The system has increased line productivity by 15%.

The system has increased line productivity by 15%.

Wonderful Citrus is best known for its sweet, easy-peel California mandarins, which are marketed under the Wonderful Halos brand. To handle increased production, the company designed the world’s largest citrus packing house from the ground up while evaluating best practices in manual and automated processes against productivity goals.

“To process the volume of fruit at our target throughput rate, we needed a fully automated process throughout the facility, which meant an automated palletizing system was a major requirement,” says Jason Blake, vice president of California packing operations at Wonderful Citrus.
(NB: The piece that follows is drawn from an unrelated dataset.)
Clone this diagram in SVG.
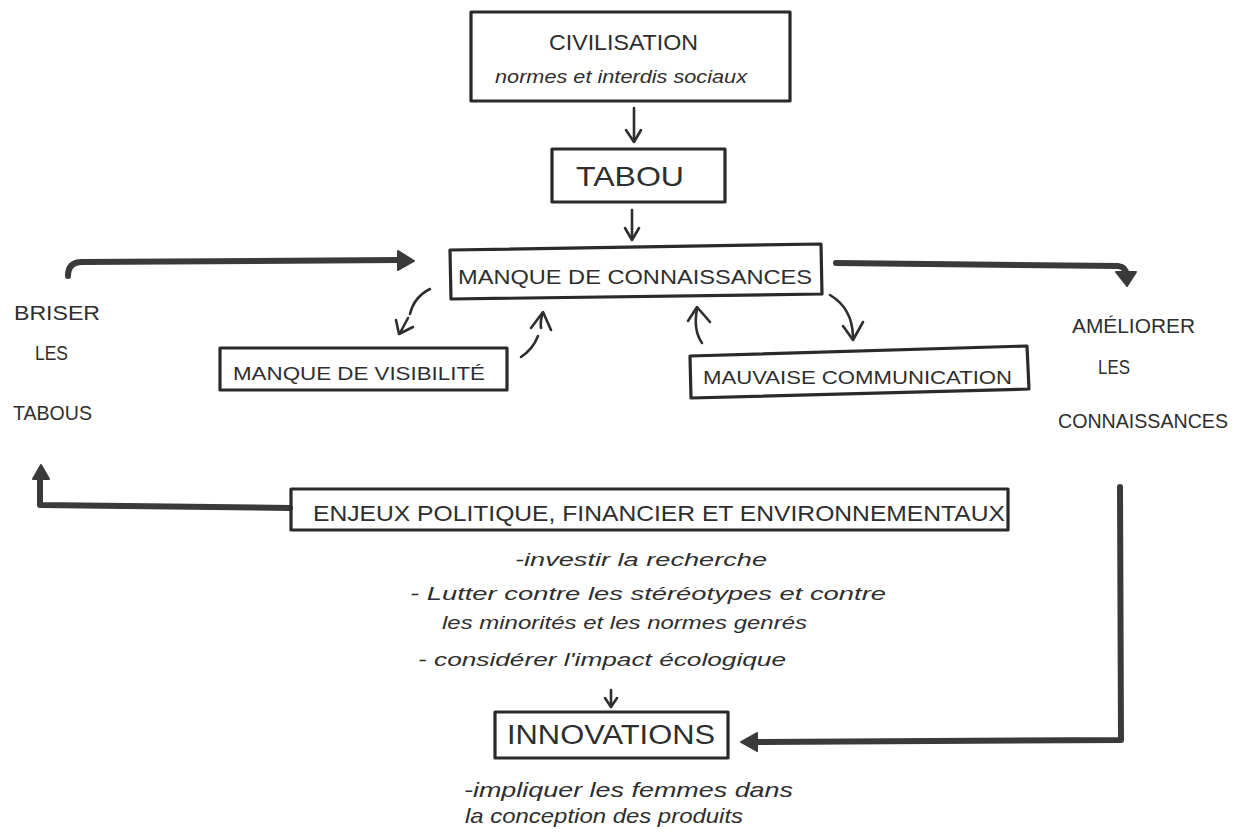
<svg xmlns="http://www.w3.org/2000/svg" width="1241" height="837" viewBox="0 0 1241 837">
<defs>
<style>
.box{fill:none;stroke:#2a2a2a;stroke-width:3.2;stroke-linejoin:round}
.cap{font-family:"Liberation Sans",Arial,sans-serif;fill:#2e2e2e;font-weight:normal}
.hand{font-family:"Liberation Sans",Arial,sans-serif;font-style:italic;fill:#2e2e2e}
.thick{fill:none;stroke:#3a3a3a;stroke-width:6;stroke-linecap:round;stroke-linejoin:round}
.thin{fill:none;stroke:#2e2e2e;stroke-width:2.6;stroke-linecap:round;stroke-linejoin:round}
.head{fill:#3a3a3a;stroke:#3a3a3a;stroke-width:2;stroke-linejoin:round}
</style>
</defs>
<rect width="1241" height="837" fill="#ffffff"/>

<g id="connectors">
  <!-- civilisation -> tabou -->
  <path class="thin" d="M634 108 L634 140"/>
  <path class="thin" d="M626 130 L634 142 L641 130"/>
  <!-- tabou -> manque -->
  <path class="thin" d="M632 210 L632 238"/>
  <path class="thin" d="M625 228 L632 240 L639 228"/>
  <!-- briser -> manque -->
  <path class="thick" d="M68 276 Q68 262 82 262 L400 260"/>
  <polygon class="head" points="398,251 414,261 398,270"/>
  <!-- manque -> ameliorer -->
  <path class="thick" d="M836 263 L1118 266 Q1126 267 1126 274"/>
  <polygon class="head" points="1116,272 1136,272 1127,286"/>
  <!-- manque -> visibilite -->
  <path class="thin" d="M430 289 Q414 297 410 314"/>
  <path class="thin" d="M408 318 L400 333"/>
  <path class="thin" d="M396 320 L399 334 L413 327"/>
  <!-- visibilite -> manque -->
  <path class="thin" d="M521 357 Q533 349 538 336"/>
  <path class="thin" d="M541 328 Q540 320 543 313"/>
  <path class="thin" d="M531 328 L543 312 L551 330"/>
  <!-- mauvaise -> manque -->
  <path class="thin" d="M702 343 Q693 330 697 309"/>
  <path class="thin" d="M688 321 L697 307 L710 322"/>
  <!-- manque -> mauvaise -->
  <path class="thin" d="M830 295 Q852 308 853 336"/>
  <path class="thin" d="M843 326 L853 340 L863 322"/>
  <!-- enjeux -> briser -->
  <path class="thick" d="M290 508 L40 505 L40 478"/>
  <polygon class="head" points="33,479 41,465 49,479"/>
  <!-- ameliorer -> innovations -->
  <path class="thick" d="M1120 487 L1121 740 L756 742"/>
  <polygon class="head" points="757,733 741,742 757,751"/>
  <!-- actions -> innovations -->
  <path class="thin" d="M611 690 L611 705"/>
  <path class="thin" d="M605 698 L611 707 L617 698"/>
</g>

<g id="node-civilisation">
  <rect class="box" x="471" y="12" width="319" height="89"/>
  <text class="cap" x="549" y="50" font-size="22" textLength="149" lengthAdjust="spacingAndGlyphs">CIVILISATION</text>
  <text class="hand" x="495" y="83" font-size="18" textLength="252" lengthAdjust="spacingAndGlyphs">normes et interdis sociaux</text>
</g>

<g id="node-tabou">
  <rect class="box" x="552" y="149" width="173" height="53"/>
  <text class="cap" x="576" y="186" font-size="28" textLength="108" lengthAdjust="spacingAndGlyphs">TABOU</text>
</g>

<g id="node-manque-connaissances">
  <polygon class="box" points="450,250 821,244 822,294 451,299"/>
  <text class="cap" x="458" y="284" font-size="21" textLength="354" lengthAdjust="spacingAndGlyphs">MANQUE DE CONNAISSANCES</text>
</g>

<g id="node-visibilite">
  <rect class="box" x="220" y="348" width="287" height="42"/>
  <text class="cap" x="233" y="380" font-size="18" textLength="252" lengthAdjust="spacingAndGlyphs">MANQUE DE VISIBILITÉ</text>
</g>

<g id="node-mauvaise">
  <polygon class="box" points="690,356 1027,346 1029,389 691,398"/>
  <text class="cap" x="703" y="384" font-size="19" textLength="309" lengthAdjust="spacingAndGlyphs">MAUVAISE COMMUNICATION</text>
</g>

<g id="node-briser">
  <text class="cap" x="14" y="320" font-size="21" textLength="86" lengthAdjust="spacingAndGlyphs">BRISER</text>
  <text class="cap" x="35" y="360" font-size="21" textLength="33" lengthAdjust="spacingAndGlyphs">LES</text>
  <text class="cap" x="13" y="420" font-size="21" textLength="79" lengthAdjust="spacingAndGlyphs">TABOUS</text>
</g>

<g id="node-ameliorer">
  <text class="cap" x="1072" y="333" font-size="20" textLength="123" lengthAdjust="spacingAndGlyphs">AMÉLIORER</text>
  <text class="cap" x="1098" y="374" font-size="20" textLength="32" lengthAdjust="spacingAndGlyphs">LES</text>
  <text class="cap" x="1058" y="428" font-size="20" textLength="170" lengthAdjust="spacingAndGlyphs">CONNAISSANCES</text>
</g>

<g id="node-enjeux">
  <rect class="box" x="291" y="489" width="717" height="41"/>
  <text class="cap" x="313" y="521" font-size="22" textLength="692" lengthAdjust="spacingAndGlyphs">ENJEUX POLITIQUE, FINANCIER ET ENVIRONNEMENTAUX</text>
</g>

<g id="node-actions">
  <text class="hand" x="515" y="566" font-size="19" textLength="252" lengthAdjust="spacingAndGlyphs">-investir la recherche</text>
  <text class="hand" x="410" y="600" font-size="19" textLength="476" lengthAdjust="spacingAndGlyphs">- Lutter contre les stéréotypes et contre</text>
  <text class="hand" x="442" y="629" font-size="19" textLength="365" lengthAdjust="spacingAndGlyphs">les minorités et les normes genrés</text>
  <text class="hand" x="418" y="666" font-size="19" textLength="368" lengthAdjust="spacingAndGlyphs">- considérer l'impact écologique</text>
</g>

<g id="node-innovations">
  <rect class="box" x="495" y="712" width="233" height="46"/>
  <text class="cap" x="507" y="744" font-size="27" textLength="208" lengthAdjust="spacingAndGlyphs">INNOVATIONS</text>
</g>

<g id="node-impliquer">
  <text class="hand" x="464" y="797" font-size="21" textLength="329" lengthAdjust="spacingAndGlyphs">-impliquer les femmes dans</text>
  <text class="hand" x="465" y="823" font-size="21" textLength="278" lengthAdjust="spacingAndGlyphs">la conception des produits</text>
</g>
</svg>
Wonderful Citrus presented a unique set of design challenges. In particular, automated palletizing equipment needed to handle multiple packaging types gently and securely at a target throughput rate of 40 to 50 cases per minute. The company chose a single-source provider of automated solutions and intelligent software.

“We looked at the overall design of the equipment, speed, efficiency, productivity, safety and reliability,” says Pete McKenzie, director of design and start up for the Wonderful Citrus Halos facility. “[The provider’s] system scored the highest on all of those, and that’s what drove them to the top of our list.”
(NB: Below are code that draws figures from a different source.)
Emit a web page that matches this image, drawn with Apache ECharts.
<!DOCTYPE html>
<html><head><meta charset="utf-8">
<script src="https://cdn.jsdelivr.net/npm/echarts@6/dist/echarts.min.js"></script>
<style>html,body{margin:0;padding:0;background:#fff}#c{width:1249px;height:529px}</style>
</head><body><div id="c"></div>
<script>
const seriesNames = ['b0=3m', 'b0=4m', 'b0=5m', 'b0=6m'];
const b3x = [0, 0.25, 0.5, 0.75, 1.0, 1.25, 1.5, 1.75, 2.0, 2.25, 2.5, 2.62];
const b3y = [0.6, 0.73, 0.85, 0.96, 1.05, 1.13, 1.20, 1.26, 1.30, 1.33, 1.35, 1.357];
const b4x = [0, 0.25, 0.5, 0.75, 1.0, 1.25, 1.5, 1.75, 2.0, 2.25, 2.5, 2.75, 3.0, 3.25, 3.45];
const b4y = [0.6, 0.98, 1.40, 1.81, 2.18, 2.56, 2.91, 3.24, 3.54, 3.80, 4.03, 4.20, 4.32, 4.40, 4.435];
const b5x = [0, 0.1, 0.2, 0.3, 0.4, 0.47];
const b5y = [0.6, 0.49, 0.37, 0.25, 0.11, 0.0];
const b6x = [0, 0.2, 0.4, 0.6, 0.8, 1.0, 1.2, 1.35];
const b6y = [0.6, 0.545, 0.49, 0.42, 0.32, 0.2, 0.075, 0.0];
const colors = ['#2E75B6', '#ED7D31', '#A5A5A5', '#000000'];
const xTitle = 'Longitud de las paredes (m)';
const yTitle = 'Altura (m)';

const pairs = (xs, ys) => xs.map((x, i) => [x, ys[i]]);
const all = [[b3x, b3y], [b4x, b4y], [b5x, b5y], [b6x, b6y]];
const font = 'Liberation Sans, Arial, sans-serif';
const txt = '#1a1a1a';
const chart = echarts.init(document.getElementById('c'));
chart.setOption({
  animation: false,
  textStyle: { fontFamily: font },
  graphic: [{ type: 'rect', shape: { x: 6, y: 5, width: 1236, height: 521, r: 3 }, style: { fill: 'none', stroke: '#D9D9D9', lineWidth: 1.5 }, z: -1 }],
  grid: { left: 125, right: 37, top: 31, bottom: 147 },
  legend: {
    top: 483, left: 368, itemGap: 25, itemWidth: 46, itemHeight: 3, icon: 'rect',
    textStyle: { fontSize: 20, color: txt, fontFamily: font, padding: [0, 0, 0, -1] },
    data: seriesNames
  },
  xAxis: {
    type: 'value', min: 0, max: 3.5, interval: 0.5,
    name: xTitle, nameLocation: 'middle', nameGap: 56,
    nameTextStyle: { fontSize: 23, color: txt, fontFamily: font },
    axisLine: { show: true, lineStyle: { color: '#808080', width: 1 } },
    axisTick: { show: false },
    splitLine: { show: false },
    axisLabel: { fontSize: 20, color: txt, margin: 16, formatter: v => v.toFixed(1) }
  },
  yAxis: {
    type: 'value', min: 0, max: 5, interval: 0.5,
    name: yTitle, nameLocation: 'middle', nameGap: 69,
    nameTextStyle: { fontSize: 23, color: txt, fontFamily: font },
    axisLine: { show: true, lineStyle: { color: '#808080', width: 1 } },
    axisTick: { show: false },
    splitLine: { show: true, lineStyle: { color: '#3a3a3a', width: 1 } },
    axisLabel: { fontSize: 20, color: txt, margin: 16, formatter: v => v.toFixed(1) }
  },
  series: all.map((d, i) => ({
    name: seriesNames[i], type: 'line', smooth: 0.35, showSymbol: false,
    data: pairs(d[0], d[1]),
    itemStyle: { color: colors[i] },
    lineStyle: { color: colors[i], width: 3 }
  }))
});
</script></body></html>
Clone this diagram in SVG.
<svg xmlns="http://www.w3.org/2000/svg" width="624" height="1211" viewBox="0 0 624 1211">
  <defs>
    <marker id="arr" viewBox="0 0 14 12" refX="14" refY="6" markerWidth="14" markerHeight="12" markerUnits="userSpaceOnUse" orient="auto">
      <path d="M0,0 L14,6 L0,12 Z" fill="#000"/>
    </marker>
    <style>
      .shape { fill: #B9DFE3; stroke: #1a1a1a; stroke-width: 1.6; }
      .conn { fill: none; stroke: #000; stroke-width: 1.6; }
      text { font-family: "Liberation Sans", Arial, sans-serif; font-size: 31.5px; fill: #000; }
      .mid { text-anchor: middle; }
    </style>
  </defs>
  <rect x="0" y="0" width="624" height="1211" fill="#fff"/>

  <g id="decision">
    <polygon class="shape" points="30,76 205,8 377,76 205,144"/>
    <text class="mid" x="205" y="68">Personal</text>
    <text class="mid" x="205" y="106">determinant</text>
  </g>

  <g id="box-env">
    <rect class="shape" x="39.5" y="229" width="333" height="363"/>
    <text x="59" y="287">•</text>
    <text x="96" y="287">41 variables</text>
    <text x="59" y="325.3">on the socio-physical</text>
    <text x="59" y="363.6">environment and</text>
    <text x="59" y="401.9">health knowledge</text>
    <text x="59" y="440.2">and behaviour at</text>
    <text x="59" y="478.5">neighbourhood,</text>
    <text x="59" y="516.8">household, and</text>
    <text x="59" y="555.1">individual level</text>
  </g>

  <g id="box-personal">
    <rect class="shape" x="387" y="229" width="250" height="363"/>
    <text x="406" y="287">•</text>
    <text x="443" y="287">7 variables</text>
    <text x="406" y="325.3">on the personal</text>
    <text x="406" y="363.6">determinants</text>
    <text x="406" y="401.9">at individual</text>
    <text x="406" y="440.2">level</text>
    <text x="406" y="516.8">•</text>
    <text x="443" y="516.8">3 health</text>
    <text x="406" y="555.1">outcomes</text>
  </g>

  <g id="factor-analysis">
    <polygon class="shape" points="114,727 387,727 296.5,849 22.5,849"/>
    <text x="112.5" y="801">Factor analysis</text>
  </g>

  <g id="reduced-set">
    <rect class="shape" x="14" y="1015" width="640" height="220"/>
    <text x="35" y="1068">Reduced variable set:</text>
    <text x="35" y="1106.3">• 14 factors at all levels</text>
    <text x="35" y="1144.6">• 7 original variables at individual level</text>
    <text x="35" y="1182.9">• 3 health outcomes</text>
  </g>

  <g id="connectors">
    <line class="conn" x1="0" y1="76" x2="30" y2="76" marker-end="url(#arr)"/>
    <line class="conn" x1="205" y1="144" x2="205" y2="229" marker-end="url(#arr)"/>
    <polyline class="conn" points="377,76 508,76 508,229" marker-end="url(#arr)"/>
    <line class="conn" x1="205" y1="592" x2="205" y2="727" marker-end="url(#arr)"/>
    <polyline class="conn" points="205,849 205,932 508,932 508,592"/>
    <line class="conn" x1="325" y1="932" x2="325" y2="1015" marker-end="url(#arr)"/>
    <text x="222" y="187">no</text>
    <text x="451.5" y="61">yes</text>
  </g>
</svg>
Through collaboration with third-party corrugate suppliers and Wonderful Citrus purchasing and engineering teams, the supplier provided custom-engineered palletizers with package handling modifications. The equipment could securely nest cases at target throughput rates. In addition, the modifications enabled Wonderful Citrus to automate the legacy manual process of column stack nesting corrugate tabbed cases. Wonderful Citrus required each palletizer to complete strict acceptance testing to evaluate throughput, uptime, reliability, pallet integrity and safety.

“We did 30 days of testing on the first three palletizing lines, but by the time we got to the fourth and fifth, [the supplier] was doing such a good job that we felt confident that all lines would deliver without going through acceptance testing,” McKenzie adds.
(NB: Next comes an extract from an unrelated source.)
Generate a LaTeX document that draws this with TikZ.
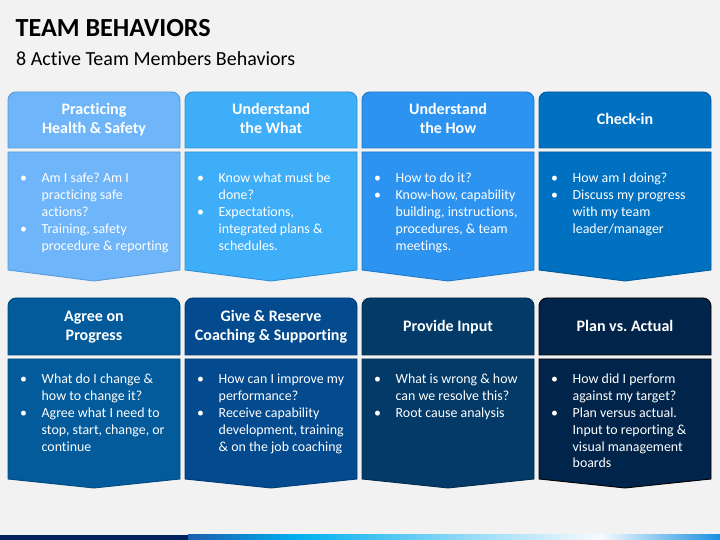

Following testing, the provider instituted a training program to ensure facility employees could handle the influx of fruit once the mandarin season began. Using a mix of hands-on and classroom training, instructors taught employees everything from equipment operation to troubleshooting and maintenance. Then, after reviewing specialized training manuals and completing instruction, employees took performance exams to become certified operators.

“The training and materials provided became the benchmark of what we expected from other vendors,” says Gaby Beasley, production manager at Wonderful Citrus.

The shift from manual to automated palletizing resulted in a line productivity increase of 15%. Furthermore, the facility’s rate of 40 to 50 cases per minute exceeds any level possible through manual processes. And, in anticipation for future growth and expansion, the facility and system design can scale to accommodate greater fruit volume.